By taking a $25 billion loan from the parent company Reliance Industries Limited (RIL) is on its way to create a separate new subsidiary for its oil-to-chemical (O2C) chemicals. They are aiming towards a possible stake sale and a step towards unlocking value by focusing on a clean energy concept thereby embarking on the next level of an investment cycle. Having received approvals from SEBI and stock exchanges in place, RIL has to seek the blessing of the creditors and shareholders by the first quarter of the next financial year.

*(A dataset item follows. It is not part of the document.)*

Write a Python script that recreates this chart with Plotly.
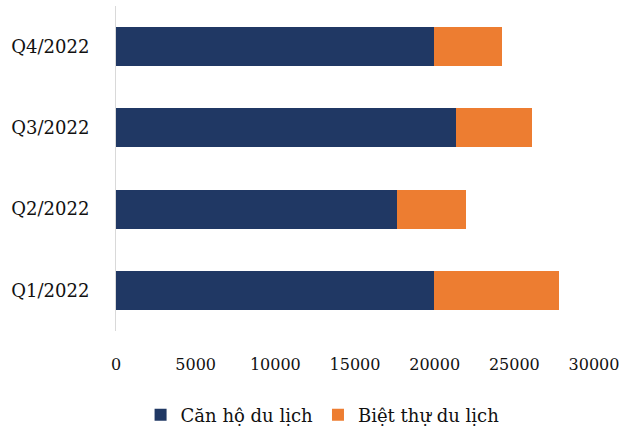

The O2C scheme is to become effective from Jan 1, 2021. RIL is proposing to transfer all of its refining, petrochemicals, and marketing assets to the O2C entity that would include the 51:49 fuel marketing joint venture with BP 74.9% elastomer JV with Sibur, Recron/RP Chemicals Malaysia, trading subsides, ethane pipeline, and related assets. The rationale working behind the creation of a standalone entity is to let it pursue opportunities through the O2C value chain through a self-sustaining capital structure and a dedicated management team. Acting in that manner, a transfer of $ 40 billion worth of long-term assets, $2 billion of net working capital, and $ 5 billion of non-current liabilities is to be made towards the O2C entity. This would be for a consideration of $25 billion worth long-dated loan and $12 billion of equity from RIL. Since the company wants to maintain its international and domestic credit ratings, there wouldn’t be any changes in management control or dilution of earnings, or any restriction of cash flow. But the O2C demerger is not expected to bring on any changes on consolidated numbers but would improve the outlook on stake sales in O2C. The loan of $25 billion would help in making potential stake sales more tax efficient. If Saudi Aramco is to be sold, according to Sweta Patodia of Moody’s investors, further reduction in RIL’s net debt would be encouraged.
Earlier, RIL had considered a 20% stake in Saudi Aramco at a valuation of $25 billion and would result in a receipt of $15 billion. Analysts believe this de-merger would be a big step towards monetization and acceleration of its new energy as well as material plan into batteries, hydrogen, renewables, and carbon capture. This venturing into green energy is to be positively welcomed by investors.